5 Small Changes You Can Make Towards Eating Sustainably

5 Small Changes You Can Make Towards Eating Sustainably

It’s often overwhelming to think about all of the different changes in our lives that can make an environmental impact. It’s easy to lose yourself in thinking about all the major ways that society must act in order to save the earth for future generations, but you shouldn’t forget that even the smallest actions can start chain reactions that have huge effects on environmental sustainability. Some of the easiest little changes you can make have to do with food – what you’re eating and how you eat it. As it turns out, what you have for lunch has a lot more meaning than you’d initially think! Here are five small changes you can make towards eating sustainably and helping the environment.

Rich results on Google SERP when searching up 'eating beef'
Eating less beef reduces the need for cows to be slaughtered for food. Photo by Stijn te Strake on Unsplash

Eat Less Beef

Eating less meat in general will do wonders for the Earth’s health. But you can start even smaller and still make a big impact – just reducing your beef intake, specifically, can go a long way towards helping the environment! According to the BBC, 14 percent of all greenhouse emissions are caused by livestock breeding. Most of these emissions are made up of methane gas, which cows produce by belching. There are estimates that the average cow produces up to 500 litres of methane gas a day, way more than the average car! Eating less beef ensures less demand for the mass farming of cows, which will go a long way towards helping out with our current environmental burden.

Rich results on Google SERP when searching up 'fruits in season'
Buying in season reduces the demand for international shipping. Photo by philippe collard on Unsplash

Buy Fruits in Season

We’ve gotten used to being able to buy strawberries at the grocery store in January, thanks to the power of international shipping. But this convenience comes at a terrible cost for our Earth – transporting fruits and vegetables across the world creates a massive impact on greenhouse gas emissions.

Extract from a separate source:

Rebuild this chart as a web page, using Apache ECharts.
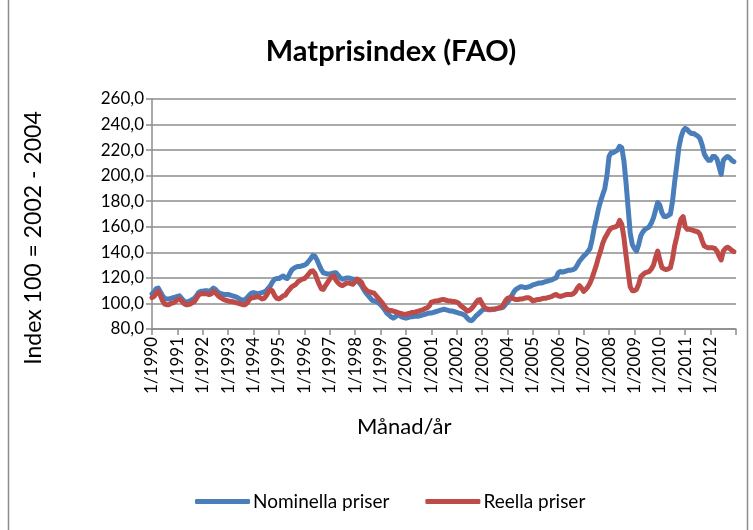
<!DOCTYPE html>
<html>
<head>
<meta charset="utf-8">
<script src="https://cdn.jsdelivr.net/npm/echarts@6/dist/echarts.min.js"></script>
<style>
  html, body { margin: 0; padding: 0; background: #fff; }
  #chart { width: 753px; height: 530px; }
</style>
</head>
<body>
<div id="chart"></div>
<script>
// FAO food price index, 2002-2004 = 100, monthly 1/1990 - 12/2012
var years = [];
for (var y = 1990; y <= 2012; y++) years.push(y);

var nominal = [
  107.5, 109, 111.5, 112, 109, 106, 104, 103.5, 103.5, 104, 104.5, 105,          // 1990
  105.5, 106, 104, 102, 101, 101.5, 102, 103, 104, 106, 108.5, 109.5,             // 1991
  109.5, 110, 110, 109.5, 110.5, 112, 111, 109, 108, 107.5, 107, 107,             // 1992
  107, 106.5, 106, 105.5, 105, 104, 103, 102.5, 103, 104.5, 106.5, 108,           // 1993
  108.5, 108, 107.5, 108, 108.5, 109, 110, 112, 114, 117, 119, 119.5,             // 1994
  119.5, 120.5, 121.5, 120, 119.5, 123, 126, 127.5, 128.5, 129, 129, 129.5,       // 1995
  130, 131, 133, 135, 137.5, 137, 134, 130, 126.5, 124, 123.5, 123,               // 1996
  123, 123.5, 124, 124, 122, 120, 119, 119.5, 120, 120, 119.5, 119,               // 1997
  119, 118, 116, 114, 111, 108.5, 106.5, 104.5, 102.5, 102, 101.5, 100.5,         // 1998
  99, 97, 95, 92.5, 91, 89.5, 88.5, 89.5, 91, 90.5, 89.5, 89,                     // 1999
  88.5, 89, 89.5, 89.5, 90, 90, 90, 90.5, 91, 91.5, 92, 92.5,                     // 2000
  92.5, 93, 93.5, 94, 94.5, 95, 95.5, 95, 94.5, 94, 94, 93.5,                     // 2001
  93, 92.5, 92, 91.5, 90.5, 88.5, 87, 86.5, 88, 90, 91.5, 93,                     // 2002
  94.5, 95.5, 95.5, 95, 95, 95.5, 95.5, 96, 96.5, 96.5, 97, 99,                   // 2003
  101, 103, 106, 109, 111, 112, 113, 113, 112.5, 112.5, 113, 113.5,               // 2004
  114.5, 115, 115.5, 116, 116, 116.5, 117, 117.5, 118, 118.5, 119.5, 120,         // 2005
  124, 125, 124.5, 125, 125.5, 126, 126, 126.5, 127.5, 130, 133, 135,             // 2006
  137, 138.5, 140.5, 143, 150, 159, 166, 174, 180, 185, 190, 200,                 // 2007
  215, 218, 218, 219, 220, 223, 222, 212, 195, 175, 155, 146,                     // 2008
  143, 141, 146, 153, 156, 158, 159, 160, 163, 167, 173, 179,                     // 2009
  177, 171, 168, 168, 169, 170, 180, 195, 208, 222, 230, 235,                     // 2010
  237, 236, 234, 233, 233, 232, 231, 229, 224, 217, 214, 212,                     // 2011
  212, 215, 215, 213, 207, 201, 212, 214, 215, 214, 212, 211                      // 2012
];

var real = [
  104.5, 105.5, 108, 109.5, 106, 102, 99.5, 99, 99, 100, 100.5, 101.5,            // 1990
  103, 103.5, 102, 100, 99, 99, 99.5, 100.5, 101.5, 104, 106.5, 107.5,            // 1991
  107.5, 107.5, 107.5, 107, 107.5, 109.5, 108.5, 106.5, 105, 104, 103, 102.5,     // 1992
  102, 101.5, 101.5, 101, 100.5, 100, 99.5, 99, 99, 100.5, 103, 104.5,            // 1993
  104.5, 105, 105.5, 104.5, 103.5, 104, 106, 109, 111, 109.5, 106, 104,           // 1994
  103.5, 104.5, 106, 106.5, 109, 111, 113, 114, 115, 117, 118, 119,               // 1995
  119.5, 121, 123, 125, 125.5, 123.5, 119, 115, 111.5, 111, 114, 116.5,           // 1996
  119, 121, 121.5, 118, 116, 114.5, 114, 115, 116, 116, 115.5, 115,               // 1997
  117, 119, 118, 116.5, 113, 111, 109.5, 109, 108.5, 108, 106, 104,               // 1998
  102, 100, 97.5, 95.5, 94.5, 94.5, 94, 93.5, 93, 92.5, 92, 91.5,                 // 1999
  91.5, 92, 92.5, 93, 93, 93.5, 94, 94.5, 95, 96, 96.5, 98,                       // 2000
  101, 101.5, 102, 102, 102.5, 103, 103, 102.5, 102, 102, 101.5, 101.5,           // 2001
  101, 100, 98, 97, 95.5, 94, 94.5, 96, 98, 100.5, 102.5, 103,                    // 2002
  100, 97, 96, 95.5, 95.5, 95.5, 95.5, 96, 96.5, 97, 99, 102,                     // 2003
  104, 104.5, 104.5, 103.5, 103, 103, 103.5, 103.5, 104, 104.5, 104.5, 103.5,     // 2004
  102, 102.5, 103, 103, 103.5, 104, 104, 104.5, 105, 105.5, 106.5, 107,           // 2005
  106, 105.5, 106, 106.5, 107, 107, 107, 107.5, 109, 112, 114, 112,               // 2006
  109.5, 111, 113, 116, 120, 125, 130, 136, 141, 147, 151, 154,                   // 2007
  157, 159, 159.5, 160, 161, 165, 162, 152, 138, 125, 113, 110,                   // 2008
  110, 111, 115, 121, 122.5, 124, 124.5, 125, 127, 130, 136, 141,                 // 2009
  134, 128, 127, 126.5, 127, 128, 135, 145, 152, 160, 166, 168,                   // 2010
  160, 158, 158, 157.5, 157, 156.5, 156, 154, 149, 145, 144, 143.5,               // 2011
  143.5, 143.5, 143, 141, 137, 134, 141, 143, 144, 143, 141.5, 140.5              // 2012
];

var months = [];
years.forEach(function (yr) {
  for (var m = 1; m <= 12; m++) months.push(m + '/' + yr);
});
months.push('1/2013'); // end tick only

var yTicks = [80, 100, 120, 140, 160, 180, 200, 220, 240, 260];

var font = 'Lato, "Liberation Sans", sans-serif';
var chart = echarts.init(document.getElementById('chart'));
chart.setOption({
  animation: false,
  textStyle: { fontFamily: font },
  title: {
    text: 'Matprisindex (FAO)',
    left: 386, top: 32, textAlign: 'center',
    textStyle: { fontFamily: font, fontSize: 29, fontWeight: 'bold', color: '#000' }
  },
  grid: { left: 152, right: 17, top: 99, bottom: 201 },
  legend: {
    bottom: 14, left: 190,
    icon: 'roundRect', itemWidth: 55, itemHeight: 5, itemGap: 36,
    textStyle: { fontFamily: font, fontSize: 19, color: '#000', padding: [0, 0, 0, -2] },
    data: ['Nominella priser', 'Reella priser']
  },
  graphic: [
    { type: 'rect', shape: { x: 8.5, y: -5, width: 739, height: 545 },
      style: { fill: 'none', stroke: '#8c8c8c', lineWidth: 1.5 }, silent: true },
    { type: 'text', left: 357, top: 416,
      style: { text: 'Månad/år', font: '22px ' + font, fill: '#000' } },
    { type: 'text', x: 34, y: 238, rotation: Math.PI / 2,
      style: { text: 'Index 100 = 2002 - 2004', font: '23px ' + font, fill: '#000',
               align: 'center', verticalAlign: 'middle' } }
  ],
  xAxis: {
    type: 'category',
    data: months,
    boundaryGap: false,
    axisLine: { lineStyle: { color: '#8c8c8c', width: 1.5 } },
    axisTick: { length: 6, interval: function (i) { return i % 12 === 0; },
                lineStyle: { color: '#8c8c8c', width: 1.5 } },
    axisLabel: {
      rotate: 90, fontSize: 17, color: '#000', margin: 8,
      interval: function (i) { return i % 12 === 0 && i < years.length * 12; }
    },
    splitLine: { show: false }
  },
  yAxis: {
    type: 'value',
    min: yTicks[0], max: yTicks[yTicks.length - 1], interval: 20,
    axisLine: { show: true, lineStyle: { color: '#8c8c8c', width: 1.5 } },
    axisTick: { show: true, length: 6, lineStyle: { color: '#8c8c8c', width: 1.5 } },
    axisLabel: {
      fontSize: 17, color: '#000', margin: 8,
      formatter: function (v) { return v.toFixed(1).replace('.', ','); }
    },
    splitLine: { lineStyle: { color: '#8c8c8c', width: 1.5 } }
  },
  series: [
    {
      name: 'Nominella priser', type: 'line', data: nominal,
      showSymbol: false, symbol: 'none',
      lineStyle: { width: 5, color: '#4a7ebb', join: 'round', cap: 'round' },
      itemStyle: { color: '#4a7ebb' }
    },
    {
      name: 'Reella priser', type: 'line', data: real,
      showSymbol: false, symbol: 'none',
      lineStyle: { width: 5, color: '#be4b48', join: 'round', cap: 'round' },
      itemStyle: { color: '#be4b48' }
    }
  ]
});
</script>
</body>
</html>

When you buy fruits and vegetables during the seasons that they are traditionally grown in your area – such as strawberries in spring, peaches in summer – you increase the chances that your fruit has been grown directly in or near your immediate area, rather than having been shipped or driven from across the continent or the globe, where the fruits are actually in season. It’s a great way to reduce your carbon footprint.

Rich results on Google SERP when searching up 'farmers market'
Buying from farmers’ markets ensures you’re supporting local agriculture. Photo by Anne Preble on Unsplash

Buy local from local farmers’ markets

As a companion to the previous recommendation, buying at least some of your groceries from a local farmers’ market is a great step towards living a more eco-conscious life. Buying produce grown locally means less demand for produce shipped internationally – which leads to fewer greenhouse gases being emitted into the atmosphere. You don’t have to buy all your groceries at the farmer’s market – you can start small, maybe with a bag of fruit or a carton of eggs. In addition to helping out the environment, you’re also supporting local businesses in your area. Two goals accomplished for the price of one!

Rich results on Google SERP when searching up 'growing vegetables'
Growing your own vegetables isn’t as hard as it seems. Photo by Eco Warrior Princess on Unsplash

Grow some herbs and vegetables yourself

Why not take some time to yourself and start a little herb or vegetable garden? Growing your own reduces your own food waste, as well as demand for them to be shipped internationally.

Just like plants, growing certain herbs and vegetables is way easier than it seems! For example, take green onions. To regrow a green onion, all you have to do is leave the white ends of the green onion bulb in a glass of water. In just a few days, you will see the green stems emerge and regrow. You can keep slicing the tops off once they’ve gotten long enough, and the stems will continue to keep growing. Thus, you reduce the food waste you would have made if you’d just thrown the green onion ends away, as well as gaining some tasty new vegetables!

Rich results on Google SERP when searching up 'coffee cup'
Bringing your own coffee mug can replace thousands of cups. Photo by NATHAN MULLET on Unsplash

Bring your own coffee cup to cafes

A morning cup of coffee can be an anchor of peace in a busy workday. But you can make a big difference even with this small action by bringing your own reusable coffee cup or mug to your cafe of choice. Some cafes will even give you incentives to do this – some locations of Starbucks, for example, give you a 10 cent discount if you bring your own coffee cup! A demonstration by the Fundy Region Solid Waste Commission has shown that most single-use coffee cups are not biodegradable, due to the plastic lining inside the cardboard of the cup. Thus, most coffee cups are thrown straight into garbage landfills, making up a massive amount of waste! A reusable coffee cup can make up for potentially hundreds of single-use coffee cups being thrown into landfills. Such a small step can make a massive difference for the environment.

Of course, you don’t have to limit yourself to just coffee! You can use a portable mug for just about any drink: smoothies, milkshakes, and juices are all perfect for hot summer days. With these drinks, you can even go further in your mission of eating sustainably by using reusable metal straws instead of the plastic ones usually offered at cafes and restaurants. Not only are you making up for hundreds of cups, you’re replacing the straws that end up in landfills, too!